Европейцы помнят безысходность от невозможности повлиять на политиков, кошмар учений в бомбоубежищах, железный занавес, рассекавший Европу. Для россиян же холодная война - это нечто абстрактное (термин сам по себе больше использовался у «них», а не у нас), далекое и неактуальное.
Холодная война в целом на Западе рассматривается не как порождение советского империализма, а скорее как следствие обоюдных ошибок и заблуждений. Соответственно, никто не празднует победу в ней. Считается, что взаимными усилиями она была прекращена («горбимания» никуда не исчезала). Отсюда и первый парадокс – основные претензии общественного мнения направляется не в адрес Путина, а к западным лидерам, точно так же как в холодную войну главными противниками пацифистов и «людей доброй воли» были Рейган и Тэтчер, а не Брежнев.
Второй парадокс – тезис «своя рубашка ближе к телу» верен и в эпоху политкорректности. Как только запахло жареным, идеализм стремительно улетучился. Социальные блага для среднего европейца - слишком важная вещь, чтобы жертвовать ею ради красивых слов. Если выручить Крым означает понижение жизненного уровня хотя бы на 5%, то лучше пусть все остается как есть. «Умирать за Данциг», как в 1930-е, никто не собирается.
Удивительно, но даже память о выигранной войне может действовать парализующе.
После Первой мировой войны воспоминания о страшных жертвах, понесенных французами и англичанами, были той причиной, по которой Париж и Лондон не могли в 1930-е организовать отпор Германии. Ни введение призыва в вермахт, ни ввод войск в демилитаризованную Рейнскую зону – ничто не могло сподвигнуть их на противодействие, поскольку рядовые избиратели, зараженные повальным пацифизмом, требовали от политиков мира любой ценой. Студенты на дебатах в Оксфорде подавляющим большинством проголосовали за резолюцию, что «это собрание отказывается при любых обстоятельствах сражаться за Короля и Отечество». Пресловутый Мюнхенский договор был вовсе не предательством чьих-то ожиданий, а, напротив, воплощением желания рядовых граждан жить мирно и не испытывать проблем из-за какой-то Чехии. Точно так же «остполитика» Вилли Брандта, базировавшаяся на уступках и отходе от конфронтации, до сих пор остается вне критики, несмотря на ее противоречивые результаты.
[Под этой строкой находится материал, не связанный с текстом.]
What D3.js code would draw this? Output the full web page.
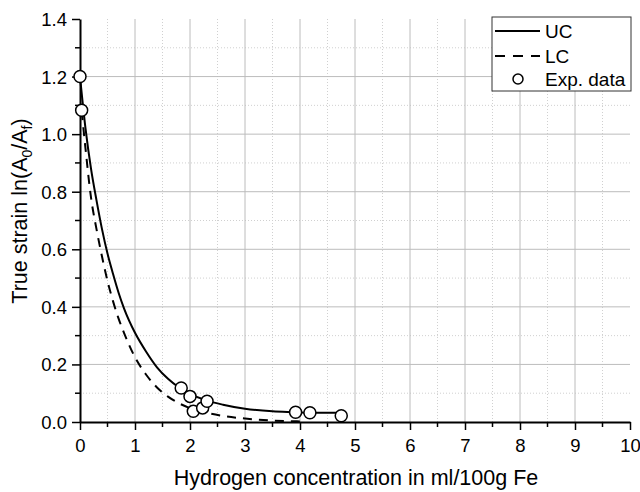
<!DOCTYPE html>
<html>
<head>
<meta charset="utf-8">
<script src="https://cdn.jsdelivr.net/npm/d3@7"></script>
<style>
  html, body { margin: 0; padding: 0; background: #fff; }
  svg { display: block; font-family: "Liberation Sans", Arial, sans-serif; }
</style>
</head>
<body>
<svg id="chart" width="640" height="492"></svg>
<script>
// Upper bound curve (UC)
const ucX = [0, 0.1, 0.2, 0.3, 0.4, 0.5, 0.6, 0.7, 0.8, 1.0, 1.2, 1.4, 1.6, 1.8, 2.0, 2.3, 2.6, 3.0, 3.5, 3.93, 4.18, 4.7];
const ucY = [1.2, 1.02, 0.88, 0.77, 0.67, 0.585, 0.515, 0.45, 0.395, 0.31, 0.245, 0.19, 0.15, 0.12, 0.098, 0.075, 0.06, 0.046, 0.037, 0.034, 0.032, 0.032];

// Lower bound curve (LC)
const lcX = [0.03, 0.1, 0.2, 0.3, 0.4, 0.5, 0.6, 0.7, 0.8, 1.0, 1.2, 1.4, 1.6, 1.8, 2.0, 2.3, 2.6, 3.0, 3.5, 4.0];
const lcY = [1.08, 0.95, 0.78, 0.67, 0.575, 0.49, 0.42, 0.36, 0.31, 0.225, 0.165, 0.12, 0.088, 0.065, 0.048, 0.032, 0.021, 0.012, 0.005, 0.002];

// Experimental data
const expX = [0, 0.03, 1.84, 2.0, 2.06, 2.23, 2.31, 3.92, 4.18, 4.75];
const expY = [1.2, 1.083, 0.118, 0.089, 0.037, 0.049, 0.072, 0.034, 0.032, 0.022];

// Axis ticks
const xTicks = [0, 1, 2, 3, 4, 5, 6, 7, 8, 9, 10];
const xMinor = [0.5, 1.5, 2.5, 3.5, 4.5, 5.5, 6.5, 7.5, 8.5, 9.5];
const yTicks = [0, 0.2, 0.4, 0.6, 0.8, 1.0, 1.2, 1.4];
const yMinor = [0.1, 0.3, 0.5, 0.7, 0.9, 1.1, 1.3];

const legendLabels = ["UC", "LC", "Exp. data"];

const svg = d3.select("#chart");
const mLeft = 80, mRight = 630, mTop = 19, mBottom = 422;

const x = d3.scaleLinear().domain([0, 10]).range([mLeft, mRight]);
const y = d3.scaleLinear().domain([0, 1.4]).range([mBottom, mTop]);

// Grid
const grid = svg.append("g");
grid.selectAll(".gxm").data(xMinor).join("line")
  .attr("x1", d => x(d)).attr("x2", d => x(d)).attr("y1", mTop).attr("y2", mBottom)
  .attr("stroke", "#d0d0d0").attr("stroke-width", 1).attr("stroke-dasharray", "1,2");
grid.selectAll(".gym").data(yMinor).join("line")
  .attr("y1", d => y(d)).attr("y2", d => y(d)).attr("x1", mLeft).attr("x2", mRight)
  .attr("stroke", "#d0d0d0").attr("stroke-width", 1).attr("stroke-dasharray", "1,2");
grid.selectAll(".gx").data(xTicks.filter(d => d > 0 && d < 10)).join("line")
  .attr("x1", d => x(d)).attr("x2", d => x(d)).attr("y1", mTop).attr("y2", mBottom)
  .attr("stroke", "#bcbcbc").attr("stroke-width", 1);
grid.selectAll(".gy").data(yTicks.filter(d => d > 0 && d < 1.4)).join("line")
  .attr("y1", d => y(d)).attr("y2", d => y(d)).attr("x1", mLeft).attr("x2", mRight)
  .attr("stroke", "#bcbcbc").attr("stroke-width", 1);

// Curves
const line = d3.line().x(d => x(d[0])).y(d => y(d[1])).curve(d3.curveMonotoneX);
const uc = ucX.map((v, i) => [v, ucY[i]]);
const lc = lcX.map((v, i) => [v, lcY[i]]);

svg.append("path").attr("d", line(lc)).attr("fill", "none")
  .attr("stroke", "#000").attr("stroke-width", 2).attr("stroke-dasharray", "9,7");
svg.append("path").attr("d", line(uc)).attr("fill", "none")
  .attr("stroke", "#000").attr("stroke-width", 2);

// Axes
const xAxis = d3.axisBottom(x).tickValues(xTicks).tickSize(8).tickSizeOuter(0).tickFormat(d3.format("d"));
const gx = svg.append("g").attr("transform", `translate(0,${mBottom})`).call(xAxis);
gx.selectAll(".minor").data(xMinor).join("line").attr("class", "minor")
  .attr("x1", d => x(d)).attr("x2", d => x(d)).attr("y1", 0).attr("y2", 5)
  .attr("stroke", "#000").attr("stroke-width", 1.5);

const yAxis = d3.axisLeft(y).tickValues(yTicks).tickSize(8).tickSizeOuter(0).tickFormat(d3.format(".1f"));
const gy = svg.append("g").attr("transform", `translate(${mLeft},0)`).call(yAxis);
gy.selectAll(".minor").data(yMinor).join("line").attr("class", "minor")
  .attr("y1", d => y(d)).attr("y2", d => y(d)).attr("x1", 0).attr("x2", -5)
  .attr("stroke", "#000").attr("stroke-width", 1.5);

[gx, gy].forEach(g => {
  g.select(".domain").attr("stroke", "#000").attr("stroke-width", 2);
  g.selectAll(".tick line").attr("stroke", "#000").attr("stroke-width", 1.5);
  g.selectAll(".tick text").attr("fill", "#000")
    .style("font-family", "'Liberation Sans', Arial, sans-serif").style("font-size", "18.5px");
});
gx.selectAll(".tick text").attr("y", 30).attr("dy", 0);
gy.selectAll(".tick text").attr("x", -13).attr("dy", "0.35em");

// Data points
svg.append("g").selectAll("circle").data(expX.map((v, i) => [v, expY[i]])).join("circle")
  .attr("cx", d => x(d[0])).attr("cy", d => y(d[1])).attr("r", 6)
  .attr("fill", "#fff").attr("stroke", "#000").attr("stroke-width", 1.5);

// Axis titles
svg.append("text").attr("x", 356).attr("y", 485).attr("text-anchor", "middle")
  .style("font-size", "21.5px").text("Hydrogen concentration in ml/100g Fe");

const yt = svg.append("text").attr("transform", "translate(27,211) rotate(-90)")
  .attr("text-anchor", "middle").style("font-size", "21.5px");
yt.append("tspan").text("True strain ln(A");
yt.append("tspan").attr("dy", 5).style("font-size", "14px").text("0");
yt.append("tspan").attr("dy", -5).text("/A");
yt.append("tspan").attr("dy", 5).style("font-size", "14px").text("f");
yt.append("tspan").attr("dy", -5).text(")");

// Legend
const lg = svg.append("g");
lg.append("rect").attr("x", 492).attr("y", 17).attr("width", 139).attr("height", 74)
  .attr("fill", "#fff").attr("stroke", "#333").attr("stroke-width", 1);
const rows = [31, 56, 79];
lg.append("line").attr("x1", 495).attr("x2", 540).attr("y1", rows[0]).attr("y2", rows[0])
  .attr("stroke", "#000").attr("stroke-width", 2);
lg.append("line").attr("x1", 495).attr("x2", 540).attr("y1", rows[1]).attr("y2", rows[1])
  .attr("stroke", "#000").attr("stroke-width", 2).attr("stroke-dasharray", "10,8");
lg.append("circle").attr("cx", 518).attr("cy", rows[2]).attr("r", 5)
  .attr("fill", "#fff").attr("stroke", "#000").attr("stroke-width", 1.5);
lg.selectAll("text").data(legendLabels).join("text")
  .attr("x", 545).attr("y", (d, i) => rows[i]).attr("dy", "0.36em")
  .style("font-size", "19px").text(d => d);
</script>
</body>
</html>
Сегодня память о холодной войне является тем фактором, который определяет и действия политиков, и реакцию их избирателей. Базовое устремление – не допустить ее повторения. Принадлежность Крыма – вопрос вторичный. После событий на Украине (и дело не только в полуострове, а и в сотне убитых на улицах европейской столицы) жители Запада очнулись и поняли, что не живут в мире, где главная проблема - легализация гей-браков, допустимость эвтаназии или борьба с глобальным потеплением. Но расставание с иллюзиями - процесс болезненный, и за них будут цепляться. Поэтому в обозримом будущем России не стоит опасаться серьезных санкций или вовлечения в глобальное противостояние. Но любые последующие неосторожные действия с ее стороны могут переломить господствующие настроения.